What is expected: Which lines of the records contain "this"? Collect every one of them.

Material shown:
☆ ☆ ☆ ☆ ☆ ☆ ☆
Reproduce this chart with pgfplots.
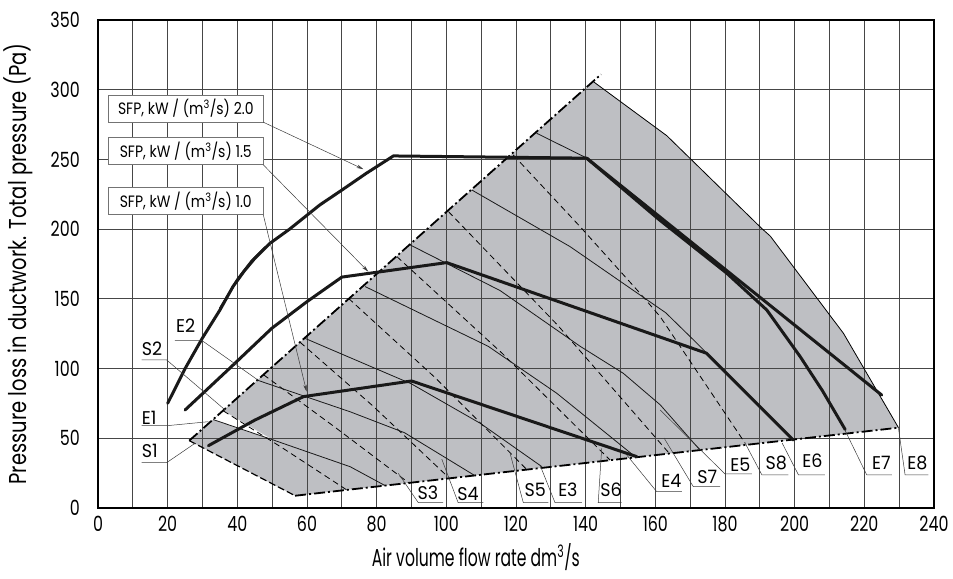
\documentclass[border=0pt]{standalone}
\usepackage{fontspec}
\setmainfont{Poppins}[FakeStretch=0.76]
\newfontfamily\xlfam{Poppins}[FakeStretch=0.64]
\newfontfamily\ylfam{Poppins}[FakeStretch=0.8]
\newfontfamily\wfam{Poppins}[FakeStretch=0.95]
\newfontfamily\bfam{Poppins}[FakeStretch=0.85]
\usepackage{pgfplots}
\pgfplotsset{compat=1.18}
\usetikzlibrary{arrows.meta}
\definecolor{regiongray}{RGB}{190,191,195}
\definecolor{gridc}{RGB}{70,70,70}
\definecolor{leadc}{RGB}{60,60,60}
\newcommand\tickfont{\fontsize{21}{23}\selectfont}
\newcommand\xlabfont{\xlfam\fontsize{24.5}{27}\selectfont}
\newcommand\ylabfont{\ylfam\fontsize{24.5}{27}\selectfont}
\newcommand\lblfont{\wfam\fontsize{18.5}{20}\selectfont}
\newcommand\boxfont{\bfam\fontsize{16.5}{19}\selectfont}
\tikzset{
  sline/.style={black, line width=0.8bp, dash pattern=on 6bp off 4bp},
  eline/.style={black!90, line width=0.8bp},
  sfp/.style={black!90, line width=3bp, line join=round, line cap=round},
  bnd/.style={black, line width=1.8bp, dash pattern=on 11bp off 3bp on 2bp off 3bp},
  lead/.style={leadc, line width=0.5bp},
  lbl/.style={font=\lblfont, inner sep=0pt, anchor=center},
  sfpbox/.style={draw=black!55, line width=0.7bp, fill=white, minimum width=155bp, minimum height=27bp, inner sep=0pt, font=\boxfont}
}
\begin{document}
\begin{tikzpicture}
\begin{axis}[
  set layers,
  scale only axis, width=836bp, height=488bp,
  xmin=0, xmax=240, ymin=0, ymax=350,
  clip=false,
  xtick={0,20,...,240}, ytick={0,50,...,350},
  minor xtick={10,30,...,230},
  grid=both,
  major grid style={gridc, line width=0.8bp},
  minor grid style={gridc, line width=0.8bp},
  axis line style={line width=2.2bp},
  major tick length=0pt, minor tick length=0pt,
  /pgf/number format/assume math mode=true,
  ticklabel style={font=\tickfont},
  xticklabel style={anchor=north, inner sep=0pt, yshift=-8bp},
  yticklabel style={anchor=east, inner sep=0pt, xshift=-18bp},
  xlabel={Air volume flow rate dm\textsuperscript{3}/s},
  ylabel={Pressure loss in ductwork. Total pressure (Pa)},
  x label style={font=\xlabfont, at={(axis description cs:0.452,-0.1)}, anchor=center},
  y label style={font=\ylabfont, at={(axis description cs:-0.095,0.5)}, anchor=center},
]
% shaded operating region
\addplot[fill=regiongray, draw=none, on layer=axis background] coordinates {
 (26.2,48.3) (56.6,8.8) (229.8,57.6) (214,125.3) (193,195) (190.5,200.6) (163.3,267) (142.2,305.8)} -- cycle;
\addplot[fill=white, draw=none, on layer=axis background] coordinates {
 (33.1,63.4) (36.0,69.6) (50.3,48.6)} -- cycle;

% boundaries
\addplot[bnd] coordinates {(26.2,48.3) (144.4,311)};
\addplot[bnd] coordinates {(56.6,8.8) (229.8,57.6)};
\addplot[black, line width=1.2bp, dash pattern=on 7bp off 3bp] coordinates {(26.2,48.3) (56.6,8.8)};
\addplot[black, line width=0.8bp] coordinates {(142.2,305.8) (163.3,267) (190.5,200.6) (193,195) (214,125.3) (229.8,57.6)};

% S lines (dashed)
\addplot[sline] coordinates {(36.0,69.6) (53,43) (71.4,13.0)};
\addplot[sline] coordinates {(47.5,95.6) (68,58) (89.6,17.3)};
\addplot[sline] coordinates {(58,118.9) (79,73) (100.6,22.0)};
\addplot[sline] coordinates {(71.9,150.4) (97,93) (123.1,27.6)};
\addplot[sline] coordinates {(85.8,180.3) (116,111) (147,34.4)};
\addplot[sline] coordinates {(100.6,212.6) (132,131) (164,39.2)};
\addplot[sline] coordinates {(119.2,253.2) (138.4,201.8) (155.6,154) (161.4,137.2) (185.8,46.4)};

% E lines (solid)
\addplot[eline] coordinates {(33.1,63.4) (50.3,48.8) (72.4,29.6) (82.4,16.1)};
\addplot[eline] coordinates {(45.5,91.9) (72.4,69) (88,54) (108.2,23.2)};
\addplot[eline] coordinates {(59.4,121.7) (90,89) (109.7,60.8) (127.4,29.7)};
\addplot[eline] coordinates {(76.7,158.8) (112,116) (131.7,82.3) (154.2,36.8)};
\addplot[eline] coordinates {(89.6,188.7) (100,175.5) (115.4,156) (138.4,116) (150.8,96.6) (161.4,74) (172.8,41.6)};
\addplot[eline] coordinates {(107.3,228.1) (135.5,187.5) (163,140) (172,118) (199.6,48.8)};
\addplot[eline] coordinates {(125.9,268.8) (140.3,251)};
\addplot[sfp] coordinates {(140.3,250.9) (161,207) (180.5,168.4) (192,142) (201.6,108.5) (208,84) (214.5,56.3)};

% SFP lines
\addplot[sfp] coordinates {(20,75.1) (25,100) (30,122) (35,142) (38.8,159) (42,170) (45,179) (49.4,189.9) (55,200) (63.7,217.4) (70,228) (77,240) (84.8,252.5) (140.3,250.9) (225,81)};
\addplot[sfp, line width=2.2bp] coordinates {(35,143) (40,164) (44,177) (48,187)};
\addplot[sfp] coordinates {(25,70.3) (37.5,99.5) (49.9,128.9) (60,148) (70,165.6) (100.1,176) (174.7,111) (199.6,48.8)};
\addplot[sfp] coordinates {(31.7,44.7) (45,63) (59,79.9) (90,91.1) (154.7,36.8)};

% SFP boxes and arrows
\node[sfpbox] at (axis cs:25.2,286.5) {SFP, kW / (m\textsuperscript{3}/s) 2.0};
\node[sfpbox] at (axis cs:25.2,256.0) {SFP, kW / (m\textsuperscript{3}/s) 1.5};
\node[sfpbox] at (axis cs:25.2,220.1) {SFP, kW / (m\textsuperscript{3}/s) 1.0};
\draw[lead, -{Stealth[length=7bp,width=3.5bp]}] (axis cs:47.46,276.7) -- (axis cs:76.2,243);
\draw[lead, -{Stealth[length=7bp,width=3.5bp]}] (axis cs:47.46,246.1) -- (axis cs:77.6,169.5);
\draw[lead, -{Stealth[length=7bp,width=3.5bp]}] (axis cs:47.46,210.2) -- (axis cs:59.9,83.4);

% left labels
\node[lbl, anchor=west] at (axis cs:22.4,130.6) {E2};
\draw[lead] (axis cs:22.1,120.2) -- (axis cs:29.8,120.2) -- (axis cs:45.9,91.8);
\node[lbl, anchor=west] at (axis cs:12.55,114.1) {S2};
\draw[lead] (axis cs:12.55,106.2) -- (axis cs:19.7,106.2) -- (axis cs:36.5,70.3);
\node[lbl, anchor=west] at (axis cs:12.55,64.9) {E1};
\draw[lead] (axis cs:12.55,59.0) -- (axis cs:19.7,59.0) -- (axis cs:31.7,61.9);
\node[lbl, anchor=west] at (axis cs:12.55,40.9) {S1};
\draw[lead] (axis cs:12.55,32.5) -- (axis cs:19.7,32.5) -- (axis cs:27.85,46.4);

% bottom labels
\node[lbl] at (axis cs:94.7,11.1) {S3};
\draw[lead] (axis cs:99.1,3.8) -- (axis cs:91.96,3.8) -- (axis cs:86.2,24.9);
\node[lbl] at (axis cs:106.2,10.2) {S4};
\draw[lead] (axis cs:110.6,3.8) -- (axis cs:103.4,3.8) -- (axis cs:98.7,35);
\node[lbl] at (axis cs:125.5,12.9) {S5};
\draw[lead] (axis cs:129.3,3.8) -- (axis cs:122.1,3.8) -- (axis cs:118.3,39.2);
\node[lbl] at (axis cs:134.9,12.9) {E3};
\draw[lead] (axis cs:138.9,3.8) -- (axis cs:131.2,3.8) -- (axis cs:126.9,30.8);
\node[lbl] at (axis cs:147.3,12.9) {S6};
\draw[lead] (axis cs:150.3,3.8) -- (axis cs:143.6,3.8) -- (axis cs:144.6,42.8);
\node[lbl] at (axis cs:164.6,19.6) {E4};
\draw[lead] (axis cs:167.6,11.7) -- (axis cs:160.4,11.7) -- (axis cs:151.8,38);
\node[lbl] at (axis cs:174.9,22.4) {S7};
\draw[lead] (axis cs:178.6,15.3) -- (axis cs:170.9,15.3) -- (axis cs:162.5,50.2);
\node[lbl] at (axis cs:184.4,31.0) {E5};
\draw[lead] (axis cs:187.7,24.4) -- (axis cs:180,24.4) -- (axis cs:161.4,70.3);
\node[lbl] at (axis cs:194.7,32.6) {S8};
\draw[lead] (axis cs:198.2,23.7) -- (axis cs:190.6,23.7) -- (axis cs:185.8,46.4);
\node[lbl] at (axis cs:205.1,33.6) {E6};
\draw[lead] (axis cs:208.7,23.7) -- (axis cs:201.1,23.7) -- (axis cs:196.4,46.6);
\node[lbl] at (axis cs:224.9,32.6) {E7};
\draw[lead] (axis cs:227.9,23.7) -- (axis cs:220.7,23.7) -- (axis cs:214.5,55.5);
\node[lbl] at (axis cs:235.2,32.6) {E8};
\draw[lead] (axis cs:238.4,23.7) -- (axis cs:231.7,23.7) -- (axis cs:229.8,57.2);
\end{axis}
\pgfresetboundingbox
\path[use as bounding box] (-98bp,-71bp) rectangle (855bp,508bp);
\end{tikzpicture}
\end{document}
☆ ☆ ☆ ☆ ☆ ☆ ☆
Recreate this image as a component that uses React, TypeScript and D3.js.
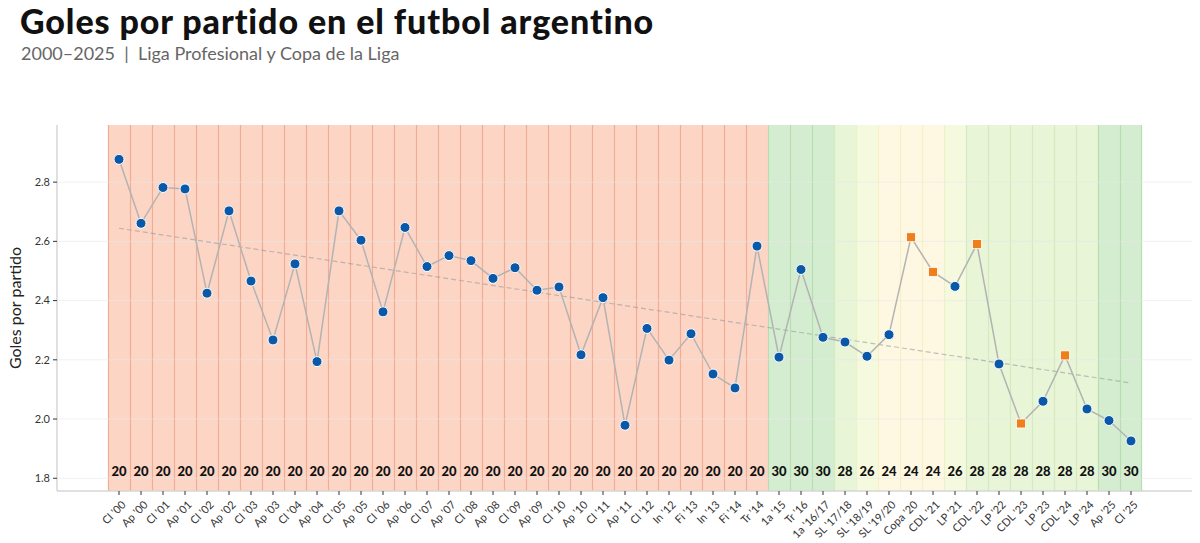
☆ ☆ ☆ ☆ ☆ ☆ ☆
Task result:
Reproduce this chart with pgfplots.
Recreate this image as a component that uses React, TypeScript and D3.js.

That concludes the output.